As for getting more paste than the thickness of the stencil permits, the laws of physics still apply, and the thickness of the printed paste brick is ultimately defined by this. That being said, I do recall an academic paper published many years ago out of Germany that did report printing solder paste deposits thicker than the physical stencil foil. The stencil foil used was produced with a matrix of highly co-planar micro-standoffs attached on its bottom side, so the printing that was demonstrated was essentially off contact extrusion printing.
Holden: Earlier today, I watched videos on 3D printing, especially 3D printing of metal and stainless steel. I thought, “Why not selectively print a stainless steel stencil with various thickness of the stencil? If you need more precision afterward, you can refine it with laser cutting or trimming of the stencil.” They put it upside down, so the squeegee side would be flat, but the other side would have various thicknesses in the stencil.

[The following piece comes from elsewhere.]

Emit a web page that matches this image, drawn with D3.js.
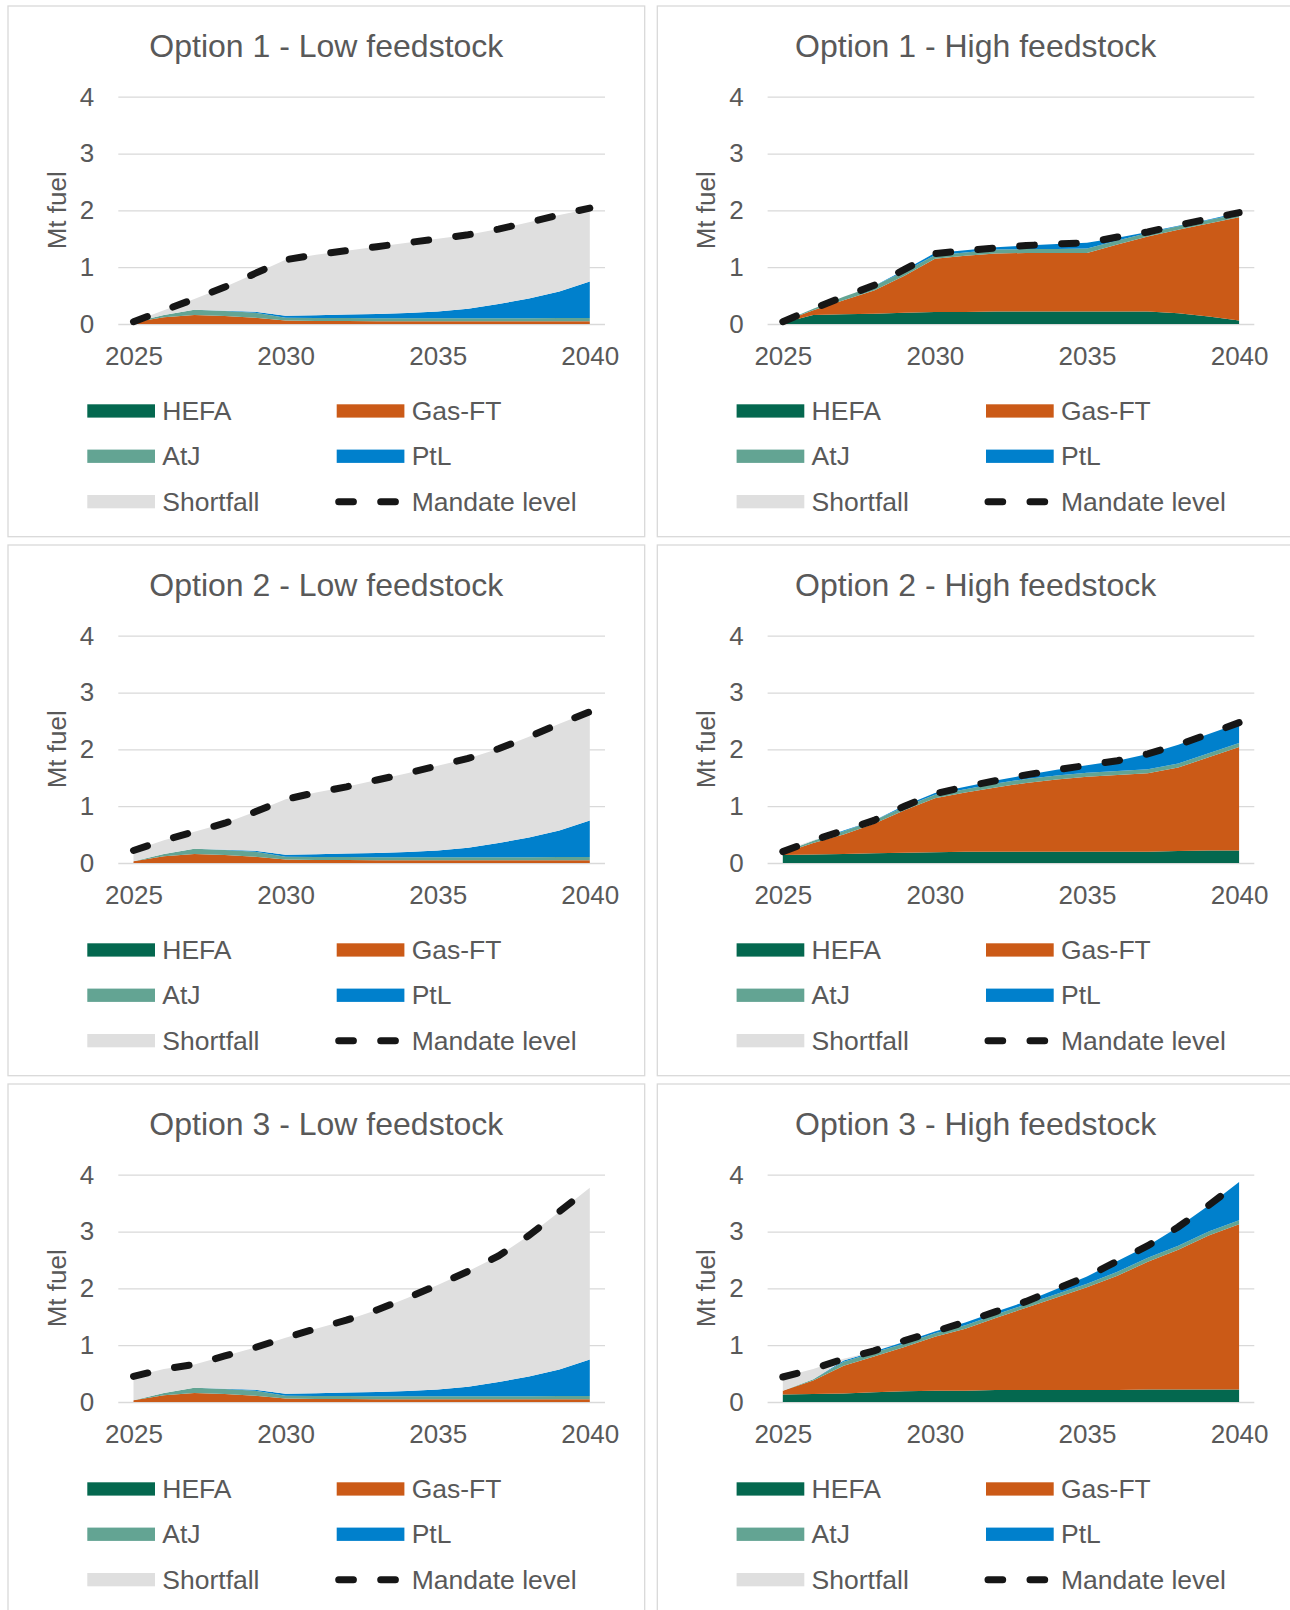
<!DOCTYPE html>
<html>
<head>
<meta charset="utf-8">
<script src="https://cdn.jsdelivr.net/npm/d3@7"></script>
<style>
  body { margin: 0; background: #ffffff; }
  text { font-family: "Liberation Sans", Arial, sans-serif; fill: #595959; }
</style>
</head>
<body>
<div id="chart"></div>
<script>
// Data (Mt fuel)

var years = [2025, 2026, 2027, 2028, 2029, 2030, 2031, 2032, 2033, 2034, 2035, 2036, 2037, 2038, 2039, 2040];
var xTickYears = [2025, 2030, 2035, 2040];
var yTicks = [0, 1, 2, 3, 4];
var seriesNames = ["HEFA", "Gas-FT", "AtJ", "PtL", "Shortfall"];

// supply is the same in all three low feedstock cases
var lowHefa  = [0, 0, 0, 0, 0, 0, 0, 0, 0, 0, 0, 0, 0, 0, 0, 0];
var lowGasFt = [0.03, 0.12, 0.16, 0.14, 0.11, 0.06, 0.055, 0.055, 0.05, 0.05, 0.05, 0.05, 0.05, 0.05, 0.05, 0.05];
var lowAtj   = [0, 0.04, 0.09, 0.09, 0.09, 0.05, 0.05, 0.05, 0.05, 0.05, 0.05, 0.05, 0.05, 0.05, 0.055, 0.055];
var lowPtl   = [0, 0, 0, 0.005, 0.015, 0.035, 0.05, 0.06, 0.075, 0.095, 0.12, 0.17, 0.25, 0.35, 0.465, 0.645];

var opt1LowShortfall = [0.01, 0.08, 0.19, 0.415, 0.675, 0.985, 1.065, 1.125, 1.185, 1.235, 1.28, 1.3, 1.32, 1.34, 1.35, 1.28];
var opt1LowMandate   = [0.04, 0.24, 0.44, 0.65, 0.89, 1.13, 1.22, 1.29, 1.36, 1.43, 1.5, 1.57, 1.67, 1.79, 1.92, 2.04];

var opt2LowShortfall = [0.19, 0.24, 0.3, 0.465, 0.685, 0.975, 1.085, 1.175, 1.285, 1.385, 1.49, 1.57, 1.66, 1.77, 1.88, 1.91];
var opt2LowMandate   = [0.22, 0.4, 0.55, 0.7, 0.9, 1.12, 1.24, 1.34, 1.46, 1.58, 1.71, 1.84, 2.01, 2.22, 2.45, 2.66];

var opt3LowShortfall = [0.42, 0.42, 0.41, 0.575, 0.745, 0.985, 1.135, 1.275, 1.445, 1.635, 1.84, 2.03, 2.22, 2.48, 2.78, 3.02];
var opt3LowMandate   = [0.45, 0.58, 0.66, 0.81, 0.96, 1.13, 1.29, 1.44, 1.62, 1.83, 2.06, 2.3, 2.57, 2.93, 3.35, 3.77];

var opt1HighHefa      = [0.02, 0.16, 0.17, 0.18, 0.2, 0.21, 0.21, 0.22, 0.22, 0.22, 0.22, 0.22, 0.22, 0.19, 0.13, 0.06];
var opt1HighGasFt     = [0.02, 0.08, 0.25, 0.41, 0.65, 0.94, 0.99, 1.02, 1.03, 1.03, 1.03, 1.18, 1.32, 1.47, 1.64, 1.82];
var opt1HighAtj       = [0, 0.03, 0.06, 0.08, 0.08, 0.06, 0.06, 0.07, 0.07, 0.07, 0.08, 0.07, 0.06, 0.06, 0.06, 0.06];
var opt1HighPtl       = [0, 0, 0, 0, 0.02, 0.04, 0.04, 0.04, 0.06, 0.09, 0.1, 0.05, 0.02, 0.01, 0.01, 0.02];
var opt1HighShortfall = [0, 0, 0, 0, 0, 0, 0, 0, 0, 0, 0, 0, 0, 0, 0, 0];
var opt1HighMandate   = [0.04, 0.27, 0.48, 0.68, 0.96, 1.24, 1.29, 1.34, 1.38, 1.41, 1.43, 1.53, 1.62, 1.74, 1.85, 1.96];

var opt2HighHefa      = [0.14, 0.15, 0.16, 0.17, 0.18, 0.19, 0.2, 0.2, 0.2, 0.2, 0.2, 0.2, 0.2, 0.21, 0.22, 0.22];
var opt2HighGasFt     = [0.03, 0.2, 0.34, 0.52, 0.75, 0.95, 1.04, 1.13, 1.21, 1.27, 1.32, 1.35, 1.38, 1.47, 1.64, 1.82];
var opt2HighAtj       = [0.02, 0.04, 0.06, 0.06, 0.06, 0.06, 0.06, 0.07, 0.07, 0.07, 0.07, 0.07, 0.07, 0.07, 0.07, 0.07];
var opt2HighPtl       = [0, 0, 0.01, 0, 0.02, 0.03, 0.04, 0.05, 0.07, 0.1, 0.13, 0.18, 0.27, 0.33, 0.34, 0.35];
var opt2HighShortfall = [0.02, 0.01, 0, 0, 0, 0, 0, 0, 0, 0, 0, 0, 0, 0, 0, 0];
var opt2HighMandate   = [0.2, 0.4, 0.57, 0.75, 1.0, 1.22, 1.34, 1.45, 1.55, 1.64, 1.72, 1.8, 1.92, 2.08, 2.27, 2.47];

var opt3HighHefa      = [0.13, 0.14, 0.15, 0.17, 0.19, 0.2, 0.2, 0.21, 0.21, 0.21, 0.21, 0.21, 0.22, 0.22, 0.22, 0.22];
var opt3HighGasFt     = [0.07, 0.24, 0.49, 0.63, 0.78, 0.95, 1.09, 1.27, 1.45, 1.63, 1.81, 2.01, 2.25, 2.46, 2.71, 2.91];
var opt3HighAtj       = [0, 0.02, 0.07, 0.07, 0.06, 0.06, 0.06, 0.06, 0.06, 0.06, 0.06, 0.07, 0.07, 0.07, 0.07, 0.07];
var opt3HighPtl       = [0, 0, 0.02, 0.02, 0.03, 0.03, 0.05, 0.05, 0.05, 0.09, 0.13, 0.19, 0.21, 0.33, 0.46, 0.67];
var opt3HighShortfall = [0.24, 0.18, 0.03, 0, 0, 0, 0, 0, 0, 0, 0, 0, 0, 0, 0, 0];
var opt3HighMandate   = [0.44, 0.58, 0.76, 0.9, 1.08, 1.24, 1.41, 1.59, 1.77, 1.99, 2.21, 2.48, 2.75, 3.08, 3.46, 3.87];

var panels = [
  { title: "Option 1 - Low feedstock", series: [lowHefa, lowGasFt, lowAtj, lowPtl, opt1LowShortfall], mandate: opt1LowMandate },
  { title: "Option 1 - High feedstock", series: [opt1HighHefa, opt1HighGasFt, opt1HighAtj, opt1HighPtl, opt1HighShortfall], mandate: opt1HighMandate },
  { title: "Option 2 - Low feedstock", series: [lowHefa, lowGasFt, lowAtj, lowPtl, opt2LowShortfall], mandate: opt2LowMandate },
  { title: "Option 2 - High feedstock", series: [opt2HighHefa, opt2HighGasFt, opt2HighAtj, opt2HighPtl, opt2HighShortfall], mandate: opt2HighMandate },
  { title: "Option 3 - Low feedstock", series: [lowHefa, lowGasFt, lowAtj, lowPtl, opt3LowShortfall], mandate: opt3LowMandate },
  { title: "Option 3 - High feedstock", series: [opt3HighHefa, opt3HighGasFt, opt3HighAtj, opt3HighPtl, opt3HighShortfall], mandate: opt3HighMandate }
];

// Styling
var colors = {
  "HEFA": "#04684f",
  "Gas-FT": "#cb5a17",
  "AtJ": "#63a493",
  "PtL": "#0080cc",
  "Shortfall": "#dfdfdf"
};
var gridColor = "#d9d9d9";
var dashPattern = "14.7 27.3";

var svgWidth = 1290;
var svgHeight = 1610;
var panelWidth = 636.7;
var panelHeight = 530.7;
var colX = [8, 657.3];
var rowY = [6, 545, 1084];

var plot = { left: 110.3, right: 597, top: 90.7, bottom: 318 };

var svg = d3.select("#chart")
  .append("svg")
  .attr("width", svgWidth)
  .attr("height", svgHeight);

var xScale = d3.scalePoint()
  .domain(years)
  .range([plot.left, plot.right])
  .padding(0.5);

var yScale = d3.scaleLinear()
  .domain([0, 4])
  .range([plot.bottom, plot.top]);

var stack = d3.stack().keys(seriesNames);

var area = d3.area()
  .x(d => xScale(d.data.year))
  .y0(d => yScale(d[0]))
  .y1(d => yScale(d[1]));

var mandateLine = d3.line()
  .x((d, i) => xScale(years[i]))
  .y(d => yScale(d));

panels.forEach(function(p, idx) {
  var col = idx % 2;
  var row = Math.floor(idx / 2);

  var g = svg.append("g")
    .attr("transform", `translate(${colX[col]}, ${rowY[row]})`);

  // panel frame
  g.append("rect")
    .attr("width", panelWidth)
    .attr("height", panelHeight)
    .attr("fill", "#ffffff")
    .attr("stroke", gridColor)
    .attr("stroke-width", 1.3);

  // title
  g.append("text")
    .attr("x", panelWidth / 2)
    .attr("y", 51)
    .attr("text-anchor", "middle")
    .style("font-size", "32px")
    .text(p.title);

  // gridlines + y labels
  var yAxis = g.append("g")
    .attr("transform", `translate(${plot.left}, 0)`)
    .call(d3.axisLeft(yScale)
      .tickValues(yTicks)
      .tickFormat(d3.format("d"))
      .tickSize(-(plot.right - plot.left))
      .tickPadding(24));
  yAxis.select(".domain").remove();
  yAxis.selectAll(".tick line").attr("stroke", gridColor).attr("stroke-width", 1.3);
  yAxis.selectAll(".tick text")
    .attr("fill", "#595959")
    .style("font-size", "26px")
    .style("font-family", "'Liberation Sans', Arial, sans-serif");

  // x labels
  var xAxis = g.append("g")
    .attr("transform", `translate(0, ${plot.bottom})`)
    .call(d3.axisBottom(xScale).tickValues(xTickYears).tickSize(0).tickPadding(23).tickFormat(d3.format("d")));
  xAxis.select(".domain").remove();
  xAxis.selectAll(".tick text")
    .attr("fill", "#595959")
    .style("font-size", "26px")
    .style("font-family", "'Liberation Sans', Arial, sans-serif");

  // axis title
  g.append("text")
    .attr("transform", `translate(48.7, ${(plot.top + plot.bottom) / 2}) rotate(-90)`)
    .attr("text-anchor", "middle")
    .attr("dy", "0.35em")
    .style("font-size", "26px")
    .text("Mt fuel");

  // stacked areas
  var table = years.map(function(yr, i) {
    var row = { year: yr };
    seriesNames.forEach(function(name, k) { row[name] = p.series[k][i]; });
    return row;
  });

  g.selectAll(".layer")
    .data(stack(table))
    .enter()
    .append("path")
    .attr("class", "layer")
    .attr("fill", d => colors[d.key])
    .attr("d", area);

  // mandate level
  g.append("path")
    .datum(p.mandate)
    .attr("fill", "none")
    .attr("stroke", "#161616")
    .attr("stroke-width", 7)
    .attr("stroke-linecap", "round")
    .attr("stroke-dasharray", dashPattern)
    .attr("d", mandateLine);

  // legend
  var legendItems = ["HEFA", "Gas-FT", "AtJ", "PtL", "Shortfall", "Mandate level"];
  var legendColX = [79.3, 328.7];
  var legendRowY = [405, 450.3, 495.7];

  legendItems.forEach(function(name, k) {
    var lx = legendColX[k % 2];
    var ly = legendRowY[Math.floor(k / 2)];
    if (name === "Mandate level") {
      g.append("line")
        .attr("x1", lx + 2)
        .attr("x2", lx + 58.7)
        .attr("y1", ly)
        .attr("y2", ly)
        .attr("stroke", "#161616")
        .attr("stroke-width", 7)
        .attr("stroke-linecap", "round")
        .attr("stroke-dasharray", dashPattern);
    } else {
      g.append("rect")
        .attr("x", lx)
        .attr("y", ly - 6.7)
        .attr("width", 67.7)
        .attr("height", 13.3)
        .attr("fill", colors[name]);
    }
    g.append("text")
      .attr("x", lx + 75)
      .attr("y", ly + 9)
      .style("font-size", "26.5px")
      .text(name);
  });
});
</script>
</body>
</html>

Schake: In my view, the logic is reversed. The flat side of the stencil needs to contact the board you’re printing onto to maintain a sufficient gasket so that you’re not going to bridge. The apertures on the contact side of the stencil need to be sealed against the board to prevent solder paste particles and flux from escaping; ideally, to achieve this, you have two flat surfaces in contact. In the scenario you described, it would be better to present the topographical side of the stencil foil that has different thicknesses levels to the squeegee side. Metal squeegees may not work the best, though, if you have multiple thickness levels or significant step displacements to deal with, but maybe that’s an application better suited to an old-fashioned polyurethane squeegee. It’s an interesting possibility!
Matties: In your career spanning over 20 years, you have seen a lot, for sure. What are some of the most common errors you see people have in their printing process?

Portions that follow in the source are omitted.